--- INPUT ROWS ---

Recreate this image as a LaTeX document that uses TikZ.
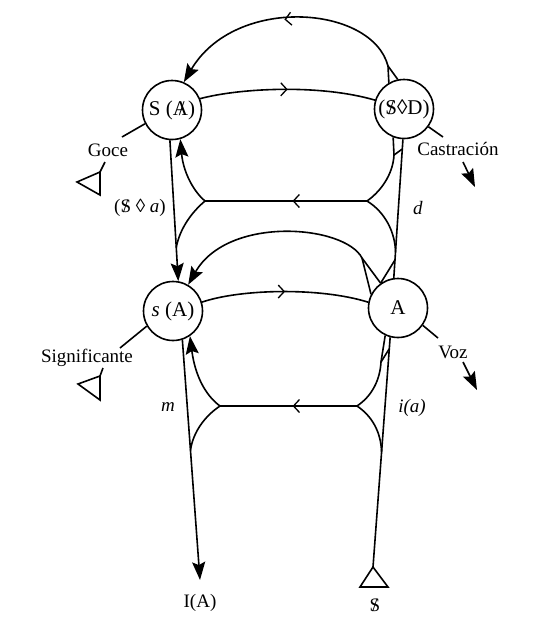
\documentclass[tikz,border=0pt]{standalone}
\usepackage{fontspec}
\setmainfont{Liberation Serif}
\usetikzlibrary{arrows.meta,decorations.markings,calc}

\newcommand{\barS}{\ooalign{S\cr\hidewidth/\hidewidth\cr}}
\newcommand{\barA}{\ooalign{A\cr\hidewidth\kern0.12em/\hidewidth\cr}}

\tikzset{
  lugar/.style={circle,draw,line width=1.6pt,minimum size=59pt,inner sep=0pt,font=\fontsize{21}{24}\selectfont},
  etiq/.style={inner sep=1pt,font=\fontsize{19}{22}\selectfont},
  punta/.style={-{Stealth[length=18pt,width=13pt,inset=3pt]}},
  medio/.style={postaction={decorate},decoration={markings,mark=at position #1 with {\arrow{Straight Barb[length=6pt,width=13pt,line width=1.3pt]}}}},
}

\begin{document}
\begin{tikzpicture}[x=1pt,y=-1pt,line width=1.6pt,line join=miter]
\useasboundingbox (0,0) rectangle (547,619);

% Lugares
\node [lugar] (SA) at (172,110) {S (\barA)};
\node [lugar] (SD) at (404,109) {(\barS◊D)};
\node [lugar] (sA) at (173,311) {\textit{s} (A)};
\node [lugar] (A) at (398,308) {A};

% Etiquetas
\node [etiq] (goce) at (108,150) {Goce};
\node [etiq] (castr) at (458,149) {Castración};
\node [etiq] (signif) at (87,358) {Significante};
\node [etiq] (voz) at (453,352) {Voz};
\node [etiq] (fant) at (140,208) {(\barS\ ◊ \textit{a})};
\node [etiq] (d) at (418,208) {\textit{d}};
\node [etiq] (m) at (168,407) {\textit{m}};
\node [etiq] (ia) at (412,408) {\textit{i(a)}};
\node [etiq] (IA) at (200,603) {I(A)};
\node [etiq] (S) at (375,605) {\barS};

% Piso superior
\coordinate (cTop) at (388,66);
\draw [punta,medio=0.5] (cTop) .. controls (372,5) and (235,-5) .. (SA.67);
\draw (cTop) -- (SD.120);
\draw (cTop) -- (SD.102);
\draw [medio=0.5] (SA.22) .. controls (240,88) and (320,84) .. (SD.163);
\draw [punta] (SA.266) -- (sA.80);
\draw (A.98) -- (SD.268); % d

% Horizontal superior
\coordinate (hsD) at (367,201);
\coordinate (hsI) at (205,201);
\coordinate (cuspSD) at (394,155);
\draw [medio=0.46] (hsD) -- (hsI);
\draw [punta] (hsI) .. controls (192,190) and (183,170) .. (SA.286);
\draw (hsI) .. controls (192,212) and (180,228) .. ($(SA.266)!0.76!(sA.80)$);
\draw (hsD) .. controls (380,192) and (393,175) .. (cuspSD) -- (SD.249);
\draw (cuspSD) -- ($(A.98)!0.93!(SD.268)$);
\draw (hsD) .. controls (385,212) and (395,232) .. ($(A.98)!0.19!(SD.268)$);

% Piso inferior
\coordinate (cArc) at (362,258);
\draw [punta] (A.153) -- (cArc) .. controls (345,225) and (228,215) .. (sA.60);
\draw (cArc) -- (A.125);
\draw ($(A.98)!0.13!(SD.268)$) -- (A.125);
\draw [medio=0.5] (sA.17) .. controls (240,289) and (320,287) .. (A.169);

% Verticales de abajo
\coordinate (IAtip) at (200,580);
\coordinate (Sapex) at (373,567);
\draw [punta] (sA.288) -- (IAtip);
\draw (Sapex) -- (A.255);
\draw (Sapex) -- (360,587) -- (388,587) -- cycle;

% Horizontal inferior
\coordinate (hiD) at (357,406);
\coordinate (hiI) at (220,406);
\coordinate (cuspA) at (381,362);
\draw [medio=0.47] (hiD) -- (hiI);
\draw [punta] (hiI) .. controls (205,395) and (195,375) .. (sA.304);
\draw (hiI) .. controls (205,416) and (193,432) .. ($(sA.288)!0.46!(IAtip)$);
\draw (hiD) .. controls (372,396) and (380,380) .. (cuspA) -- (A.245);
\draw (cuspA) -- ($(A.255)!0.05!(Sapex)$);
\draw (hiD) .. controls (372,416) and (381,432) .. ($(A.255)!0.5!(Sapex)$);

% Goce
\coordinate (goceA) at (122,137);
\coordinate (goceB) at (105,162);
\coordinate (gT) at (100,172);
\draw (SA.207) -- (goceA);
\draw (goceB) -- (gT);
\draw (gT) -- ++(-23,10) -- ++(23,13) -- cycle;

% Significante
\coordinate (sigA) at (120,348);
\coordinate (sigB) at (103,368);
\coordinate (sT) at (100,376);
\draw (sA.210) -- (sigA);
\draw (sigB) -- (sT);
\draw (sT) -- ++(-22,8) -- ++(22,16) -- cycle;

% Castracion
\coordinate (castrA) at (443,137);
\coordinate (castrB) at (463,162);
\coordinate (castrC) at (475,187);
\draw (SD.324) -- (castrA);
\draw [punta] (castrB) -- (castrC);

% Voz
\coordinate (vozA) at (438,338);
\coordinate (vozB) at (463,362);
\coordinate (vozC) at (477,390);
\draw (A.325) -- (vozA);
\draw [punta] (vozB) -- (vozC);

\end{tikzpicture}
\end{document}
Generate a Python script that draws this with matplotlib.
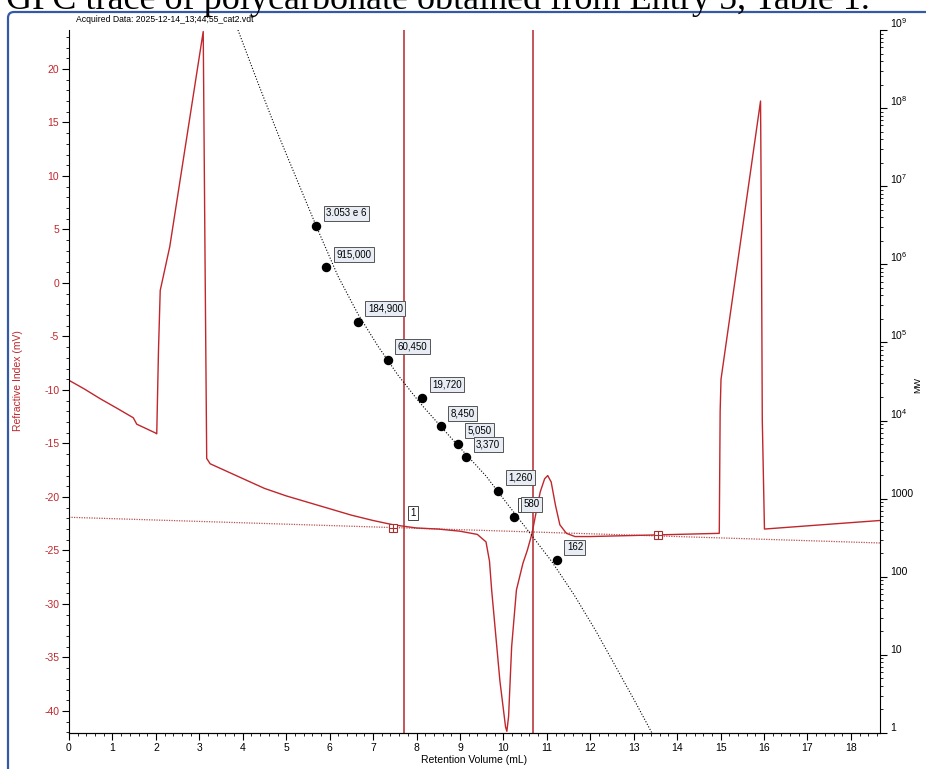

--- OBJECTIVE ---
Reproduce every record above exactly, but leave out the pictures.

--- TASK RESULT ---
Recreate this image as a LaTeX document that uses TikZ.
\documentclass[tikz,border=0pt]{standalone}
\usepackage{fontspec}
\setmainfont{Liberation Serif}
\usetikzlibrary{arrows.meta,decorations.markings,calc}

\newcommand{\barS}{\ooalign{S\cr\hidewidth/\hidewidth\cr}}
\newcommand{\barA}{\ooalign{A\cr\hidewidth\kern0.12em/\hidewidth\cr}}

\tikzset{
  lugar/.style={circle,draw,line width=1.6pt,minimum size=59pt,inner sep=0pt,font=\fontsize{21}{24}\selectfont},
  etiq/.style={inner sep=1pt,font=\fontsize{19}{22}\selectfont},
  punta/.style={-{Stealth[length=18pt,width=13pt,inset=3pt]}},
  medio/.style={postaction={decorate},decoration={markings,mark=at position #1 with {\arrow{Straight Barb[length=6pt,width=13pt,line width=1.3pt]}}}},
}

\begin{document}
\begin{tikzpicture}[x=1pt,y=-1pt,line width=1.6pt,line join=miter]
\useasboundingbox (0,0) rectangle (547,619);

% Lugares
\node [lugar] (SA) at (172,110) {S (\barA)};
\node [lugar] (SD) at (404,109) {(\barS◊D)};
\node [lugar] (sA) at (173,311) {\textit{s} (A)};
\node [lugar] (A) at (398,308) {A};

% Etiquetas
\node [etiq] (goce) at (108,150) {Goce};
\node [etiq] (castr) at (458,149) {Castración};
\node [etiq] (signif) at (87,358) {Significante};
\node [etiq] (voz) at (453,352) {Voz};
\node [etiq] (fant) at (140,208) {(\barS\ ◊ \textit{a})};
\node [etiq] (d) at (418,208) {\textit{d}};
\node [etiq] (m) at (168,407) {\textit{m}};
\node [etiq] (ia) at (412,408) {\textit{i(a)}};
\node [etiq] (IA) at (200,603) {I(A)};
\node [etiq] (S) at (375,605) {\barS};

% Piso superior
\coordinate (cTop) at (388,66);
\draw [punta,medio=0.5] (cTop) .. controls (372,5) and (235,-5) .. (SA.67);
\draw (cTop) -- (SD.120);
\draw (cTop) -- (SD.102);
\draw [medio=0.5] (SA.22) .. controls (240,88) and (320,84) .. (SD.163);
\draw [punta] (SA.266) -- (sA.80);
\draw (A.98) -- (SD.268); % d

% Horizontal superior
\coordinate (hsD) at (367,201);
\coordinate (hsI) at (205,201);
\coordinate (cuspSD) at (394,155);
\draw [medio=0.46] (hsD) -- (hsI);
\draw [punta] (hsI) .. controls (192,190) and (183,170) .. (SA.286);
\draw (hsI) .. controls (192,212) and (180,228) .. ($(SA.266)!0.76!(sA.80)$);
\draw (hsD) .. controls (380,192) and (393,175) .. (cuspSD) -- (SD.249);
\draw (cuspSD) -- ($(A.98)!0.93!(SD.268)$);
\draw (hsD) .. controls (385,212) and (395,232) .. ($(A.98)!0.19!(SD.268)$);

% Piso inferior
\coordinate (cArc) at (362,258);
\draw [punta] (A.153) -- (cArc) .. controls (345,225) and (228,215) .. (sA.60);
\draw (cArc) -- (A.125);
\draw ($(A.98)!0.13!(SD.268)$) -- (A.125);
\draw [medio=0.5] (sA.17) .. controls (240,289) and (320,287) .. (A.169);

% Verticales de abajo
\coordinate (IAtip) at (200,580);
\coordinate (Sapex) at (373,567);
\draw [punta] (sA.288) -- (IAtip);
\draw (Sapex) -- (A.255);
\draw (Sapex) -- (360,587) -- (388,587) -- cycle;

% Horizontal inferior
\coordinate (hiD) at (357,406);
\coordinate (hiI) at (220,406);
\coordinate (cuspA) at (381,362);
\draw [medio=0.47] (hiD) -- (hiI);
\draw [punta] (hiI) .. controls (205,395) and (195,375) .. (sA.304);
\draw (hiI) .. controls (205,416) and (193,432) .. ($(sA.288)!0.46!(IAtip)$);
\draw (hiD) .. controls (372,396) and (380,380) .. (cuspA) -- (A.245);
\draw (cuspA) -- ($(A.255)!0.05!(Sapex)$);
\draw (hiD) .. controls (372,416) and (381,432) .. ($(A.255)!0.5!(Sapex)$);

% Goce
\coordinate (goceA) at (122,137);
\coordinate (goceB) at (105,162);
\coordinate (gT) at (100,172);
\draw (SA.207) -- (goceA);
\draw (goceB) -- (gT);
\draw (gT) -- ++(-23,10) -- ++(23,13) -- cycle;

% Significante
\coordinate (sigA) at (120,348);
\coordinate (sigB) at (103,368);
\coordinate (sT) at (100,376);
\draw (sA.210) -- (sigA);
\draw (sigB) -- (sT);
\draw (sT) -- ++(-22,8) -- ++(22,16) -- cycle;

% Castracion
\coordinate (castrA) at (443,137);
\coordinate (castrB) at (463,162);
\coordinate (castrC) at (475,187);
\draw (SD.324) -- (castrA);
\draw [punta] (castrB) -- (castrC);

% Voz
\coordinate (vozA) at (438,338);
\coordinate (vozB) at (463,362);
\coordinate (vozC) at (477,390);
\draw (A.325) -- (vozA);
\draw [punta] (vozB) -- (vozC);

\end{tikzpicture}
\end{document}
Generate a Python script that draws this with matplotlib.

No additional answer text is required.